Whitewater channels at the U.S. National Whitewater Center reopened Wednesday after being closed since June 23 following a visitor’s death. Group rafts hit the water shortly after 10 Wednesday morning.

Mecklenburg County health officials on Monday outlined a plan to monitor water at the center, which installed a new chlorination system to kill microbes. The county will monitor the center weekly through August but reduce visits in September and for the rest of the year.

Channels at the center were drained after the water tested positive in June for an amoeba that causes extremely rare but fatal infections. The center drained water from its channels, then refilled them after they were cleaned.

The center posted a water quality plan on its website Tuesday.

“The USNWC water quality management plan consists of adaptations of technologies and procedures from related (though substantially different) systems such as pools, municipal water systems, water parks, and aquariums in order to develop an effective and practical water quality management program that fits the unique needs of a man-made whitewater river,” it said.

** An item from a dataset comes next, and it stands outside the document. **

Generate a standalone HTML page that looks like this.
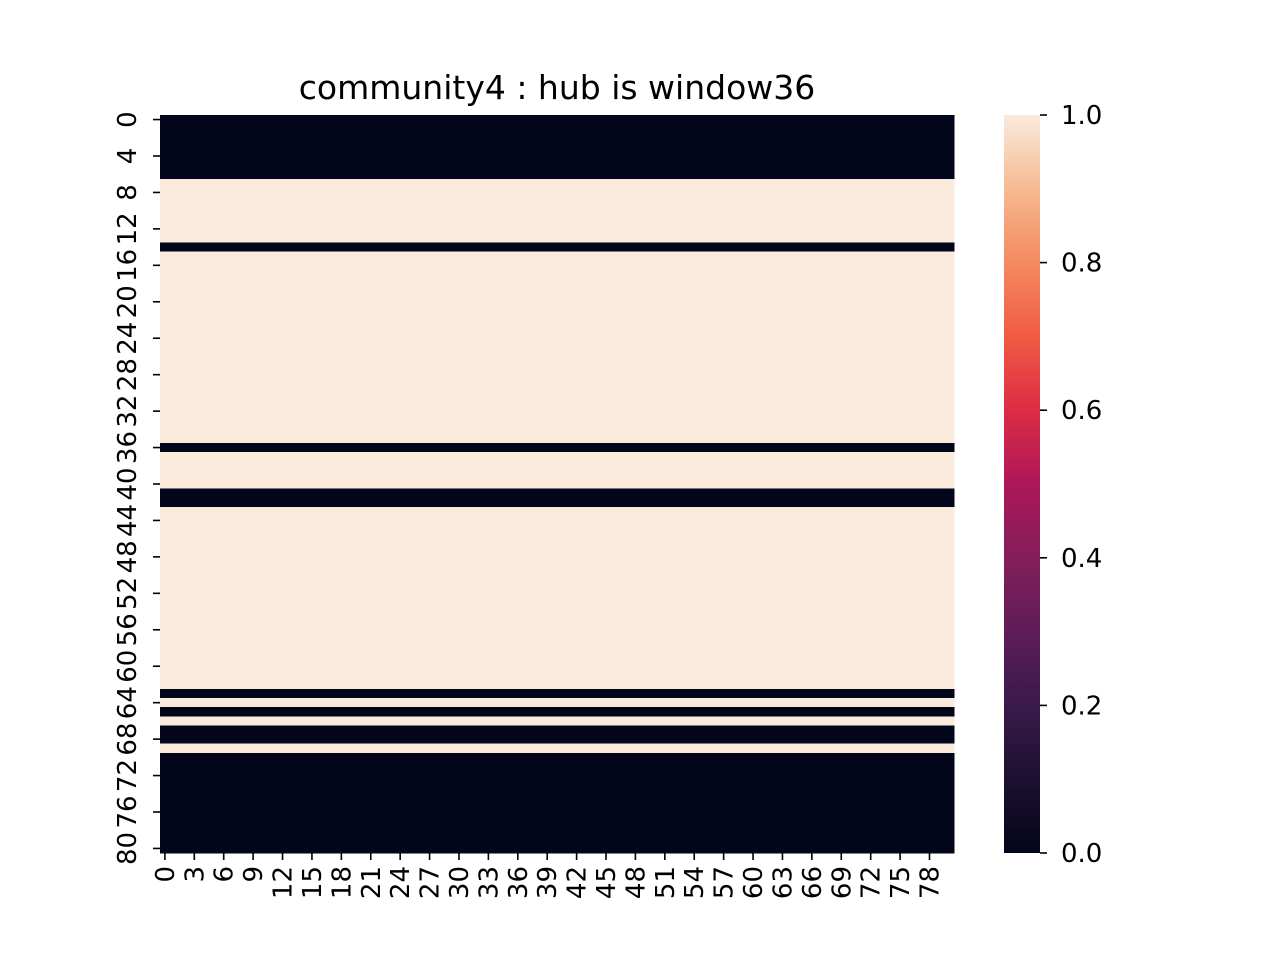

The center now has three overlapping systems to kill or disable disease-carrying pathogens: a chlorine injection system; an ozone oxidation process; and ultraviolet light. UV light, supplemented by chlorine, had been its primary disinfection system before closing.

County officials have said the center will vacuum up sediment in the water that can harbor the amoeba that killed an Ohio teen in June.

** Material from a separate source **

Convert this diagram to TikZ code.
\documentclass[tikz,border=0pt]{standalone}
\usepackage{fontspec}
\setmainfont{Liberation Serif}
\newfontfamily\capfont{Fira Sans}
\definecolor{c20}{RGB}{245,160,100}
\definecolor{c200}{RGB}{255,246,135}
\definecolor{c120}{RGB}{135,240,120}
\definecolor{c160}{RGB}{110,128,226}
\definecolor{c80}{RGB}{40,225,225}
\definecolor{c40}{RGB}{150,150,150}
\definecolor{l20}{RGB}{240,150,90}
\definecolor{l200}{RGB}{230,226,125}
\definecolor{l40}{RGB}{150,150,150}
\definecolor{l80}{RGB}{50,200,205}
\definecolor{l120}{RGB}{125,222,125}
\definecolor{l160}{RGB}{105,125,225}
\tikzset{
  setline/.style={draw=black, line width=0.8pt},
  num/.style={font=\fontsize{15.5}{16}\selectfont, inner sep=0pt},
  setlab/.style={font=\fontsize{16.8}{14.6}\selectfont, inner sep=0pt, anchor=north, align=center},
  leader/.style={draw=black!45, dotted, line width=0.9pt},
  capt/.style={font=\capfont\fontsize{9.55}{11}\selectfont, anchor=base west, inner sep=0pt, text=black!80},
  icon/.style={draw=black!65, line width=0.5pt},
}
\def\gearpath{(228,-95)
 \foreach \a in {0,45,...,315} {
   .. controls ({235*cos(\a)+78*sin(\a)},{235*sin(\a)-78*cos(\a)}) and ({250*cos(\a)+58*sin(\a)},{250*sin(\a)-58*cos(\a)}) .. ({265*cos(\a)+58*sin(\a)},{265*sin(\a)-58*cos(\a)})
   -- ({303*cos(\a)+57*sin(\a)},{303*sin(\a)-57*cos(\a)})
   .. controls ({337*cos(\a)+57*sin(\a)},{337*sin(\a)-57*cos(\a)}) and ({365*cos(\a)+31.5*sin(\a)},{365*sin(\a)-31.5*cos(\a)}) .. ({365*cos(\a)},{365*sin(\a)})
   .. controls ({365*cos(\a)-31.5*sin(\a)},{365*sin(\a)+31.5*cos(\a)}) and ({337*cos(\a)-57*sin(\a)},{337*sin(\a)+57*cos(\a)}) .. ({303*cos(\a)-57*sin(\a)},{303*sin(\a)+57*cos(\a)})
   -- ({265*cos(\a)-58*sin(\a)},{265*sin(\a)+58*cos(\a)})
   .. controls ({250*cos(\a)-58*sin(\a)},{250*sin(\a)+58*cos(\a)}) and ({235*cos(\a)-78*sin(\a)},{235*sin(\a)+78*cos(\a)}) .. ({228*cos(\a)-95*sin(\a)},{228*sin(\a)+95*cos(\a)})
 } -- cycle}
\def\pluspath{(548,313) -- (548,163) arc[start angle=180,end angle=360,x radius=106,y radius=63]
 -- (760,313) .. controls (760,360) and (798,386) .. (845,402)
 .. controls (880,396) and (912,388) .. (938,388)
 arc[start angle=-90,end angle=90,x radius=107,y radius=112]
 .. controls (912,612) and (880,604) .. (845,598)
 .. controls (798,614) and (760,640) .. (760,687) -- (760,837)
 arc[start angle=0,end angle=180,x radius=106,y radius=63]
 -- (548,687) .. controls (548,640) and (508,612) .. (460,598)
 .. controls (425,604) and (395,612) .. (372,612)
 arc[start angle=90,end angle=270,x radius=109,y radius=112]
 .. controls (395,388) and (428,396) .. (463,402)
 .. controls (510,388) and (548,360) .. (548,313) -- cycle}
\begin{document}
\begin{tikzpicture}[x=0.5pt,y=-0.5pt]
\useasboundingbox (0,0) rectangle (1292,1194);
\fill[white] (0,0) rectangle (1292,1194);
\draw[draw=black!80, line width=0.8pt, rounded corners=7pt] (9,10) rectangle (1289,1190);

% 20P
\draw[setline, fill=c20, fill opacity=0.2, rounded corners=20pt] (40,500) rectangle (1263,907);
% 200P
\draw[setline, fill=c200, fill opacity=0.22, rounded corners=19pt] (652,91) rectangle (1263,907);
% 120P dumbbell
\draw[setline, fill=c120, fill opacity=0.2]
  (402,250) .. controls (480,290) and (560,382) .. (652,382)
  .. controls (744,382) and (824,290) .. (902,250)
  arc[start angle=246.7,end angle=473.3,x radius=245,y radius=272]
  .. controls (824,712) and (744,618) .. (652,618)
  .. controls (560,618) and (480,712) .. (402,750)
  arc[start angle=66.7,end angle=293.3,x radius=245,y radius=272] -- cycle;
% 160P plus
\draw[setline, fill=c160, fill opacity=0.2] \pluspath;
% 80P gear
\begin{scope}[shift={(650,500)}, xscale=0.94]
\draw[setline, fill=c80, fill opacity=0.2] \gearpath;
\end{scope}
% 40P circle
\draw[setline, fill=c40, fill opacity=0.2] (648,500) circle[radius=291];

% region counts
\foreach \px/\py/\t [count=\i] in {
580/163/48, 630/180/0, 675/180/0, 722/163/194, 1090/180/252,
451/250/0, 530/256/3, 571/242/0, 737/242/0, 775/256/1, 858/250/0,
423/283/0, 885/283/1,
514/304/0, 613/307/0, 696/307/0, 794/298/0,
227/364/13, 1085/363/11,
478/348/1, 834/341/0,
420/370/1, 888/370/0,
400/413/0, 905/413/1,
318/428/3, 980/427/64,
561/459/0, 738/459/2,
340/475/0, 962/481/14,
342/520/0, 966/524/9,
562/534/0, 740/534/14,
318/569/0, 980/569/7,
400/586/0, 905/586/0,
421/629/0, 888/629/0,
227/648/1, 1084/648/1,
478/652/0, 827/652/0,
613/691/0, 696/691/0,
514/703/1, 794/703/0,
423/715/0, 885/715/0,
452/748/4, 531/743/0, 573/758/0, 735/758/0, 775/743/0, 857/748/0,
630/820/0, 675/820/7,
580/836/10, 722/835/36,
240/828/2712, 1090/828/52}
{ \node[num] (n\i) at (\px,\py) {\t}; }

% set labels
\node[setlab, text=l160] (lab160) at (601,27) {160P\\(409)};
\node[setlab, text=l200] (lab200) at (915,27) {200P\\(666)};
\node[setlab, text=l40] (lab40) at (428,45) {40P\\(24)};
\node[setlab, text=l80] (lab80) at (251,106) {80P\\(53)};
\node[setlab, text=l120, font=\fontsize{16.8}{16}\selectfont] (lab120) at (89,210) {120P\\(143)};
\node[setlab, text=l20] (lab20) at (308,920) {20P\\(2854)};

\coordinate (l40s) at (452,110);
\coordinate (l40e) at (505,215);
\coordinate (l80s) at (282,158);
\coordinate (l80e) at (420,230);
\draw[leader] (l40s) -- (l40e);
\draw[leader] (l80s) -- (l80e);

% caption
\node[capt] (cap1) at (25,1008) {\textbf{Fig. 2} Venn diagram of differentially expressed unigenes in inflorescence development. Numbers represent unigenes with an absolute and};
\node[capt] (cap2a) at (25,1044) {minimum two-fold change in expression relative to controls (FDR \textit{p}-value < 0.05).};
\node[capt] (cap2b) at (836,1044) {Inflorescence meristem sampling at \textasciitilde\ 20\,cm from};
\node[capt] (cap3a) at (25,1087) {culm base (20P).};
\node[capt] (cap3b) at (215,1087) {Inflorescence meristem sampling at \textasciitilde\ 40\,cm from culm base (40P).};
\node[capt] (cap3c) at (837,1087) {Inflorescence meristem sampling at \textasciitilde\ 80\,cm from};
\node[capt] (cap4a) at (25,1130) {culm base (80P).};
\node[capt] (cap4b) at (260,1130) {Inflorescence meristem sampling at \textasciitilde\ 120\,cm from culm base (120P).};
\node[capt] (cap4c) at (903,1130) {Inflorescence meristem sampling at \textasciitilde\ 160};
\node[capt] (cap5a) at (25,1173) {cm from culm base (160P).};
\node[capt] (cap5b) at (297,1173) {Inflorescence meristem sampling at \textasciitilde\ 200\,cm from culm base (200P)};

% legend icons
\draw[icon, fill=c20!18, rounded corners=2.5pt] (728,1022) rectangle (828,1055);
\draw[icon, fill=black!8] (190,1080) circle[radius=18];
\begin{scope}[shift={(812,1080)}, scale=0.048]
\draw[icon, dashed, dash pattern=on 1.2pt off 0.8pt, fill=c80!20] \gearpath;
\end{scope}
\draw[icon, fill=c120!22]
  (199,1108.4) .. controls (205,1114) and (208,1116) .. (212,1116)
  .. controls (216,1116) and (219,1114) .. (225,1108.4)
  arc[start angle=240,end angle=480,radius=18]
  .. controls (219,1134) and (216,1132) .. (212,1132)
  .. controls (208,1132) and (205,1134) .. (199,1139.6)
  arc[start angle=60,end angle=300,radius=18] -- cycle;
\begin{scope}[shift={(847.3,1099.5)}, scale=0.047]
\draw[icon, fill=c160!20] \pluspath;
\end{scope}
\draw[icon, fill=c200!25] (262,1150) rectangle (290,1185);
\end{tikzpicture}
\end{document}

“Please understand that despite all of the efforts to treat the water at the USNWC, eliminating 100 percent of the specific risk of any organisms existing in the whitewater system is never guaranteed,” the center’s statement said. “Our goal, like any other water system, pool, or aquarium is to simply reduce the chances of contracting waterborne illness.”

The center’s water quality is not regulated, but local officials are assessing whether it should be.

Mecklenburg County commissioners discussed potential regulation of the privately run facility last week but made no decisions. Dr. Marcus Plescia, the county health director, said Monday that observations of the center’s operations over the next few weeks will indicate what rules, if any, are needed.